In the deep half of a frittata pan over medium heat, warm 1 Tbs. of the oil. Add the shallots and cook, stirring occasionally, until softened and lightly browned, 6 to 7 minutes, adding 1 to 2 Tbs. water if the pan becomes too dry. Transfer to a bowl and stir in the eggs, thyme, the 3 Tbs. parsley, the chicken and cheese. Season with salt and pepper.

In the deep pan over medium heat, warm 2 tsp. of the oil. Add the egg mixture and cook, using a rubber spatula to lift the cooked edges and allow the uncooked eggs to flow underneath, until the eggs are just beginning to set, 6 to 7 minutes.

Meanwhile, in the shallow pan over medium heat, warm the remaining 1 tsp. oil. Place the shallow pan upside down on top of the deep pan and flip the frittata into the shallow pan. Cook, covered, until the eggs are set, 8 to 9 minutes.
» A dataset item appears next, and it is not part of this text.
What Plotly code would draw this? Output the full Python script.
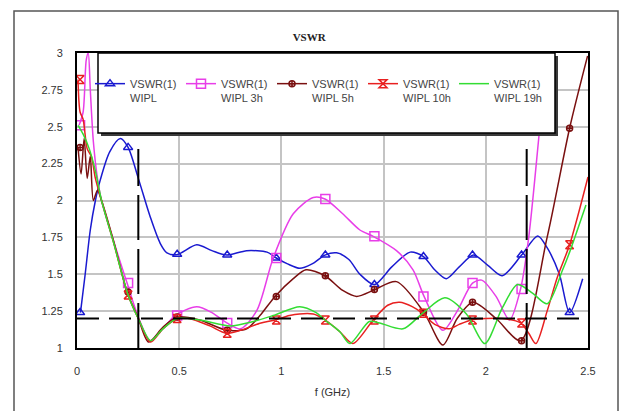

Carefully slide the frittata onto a plate. Sprinkle with the 1 tsp. parsley. Serve with toasted walnut bread. Serves 6.

Williams-Sonoma Kitchen.

Rated 5 out of 5 by from Delicious frittata This is a delicious and easy to make frittata. I used a rotisserie chicken, so it was very easy. I also do not have a frittata pan set - so just used a non-stick 12" fry pan and flipped it into another fry pan. If I were to do it again - I'd turn it onto a pizza pan and then slide it back into the same fry pan. In any case, it worked well enough and my husband loved it.
Date published: 2012-01-30
Rated 4 out of 5 by from Nice Sunday Supper I received the small frittata set for Christmas, though my husband could not understand how I could possibly need more pans. Well, now the pans must prove their worth and I'm trying to make frittatas often - even though I have a son who doesn't like eggs! With that in mind, I made this for dinner tonight. I picked up a roasted chicken from the market (I know - bad...) and a wedge of brie that expired today and was 1/2 off! I only used 8 eggs (since I have the smaller set) and probably a bit more chicken than called for. My goal was to disguise the eggs a bit... My husband and I loved it, and my anti-egg son thought it was good, too. A few bites in he asked, "Are there eggs in this?" Ignorance is bliss, honey; just eat up! The shallow pan did hold it all, but it was full. It's hard to know if the recipe should be adapted up or down based on the size of the set you have, but maybe it works with either one.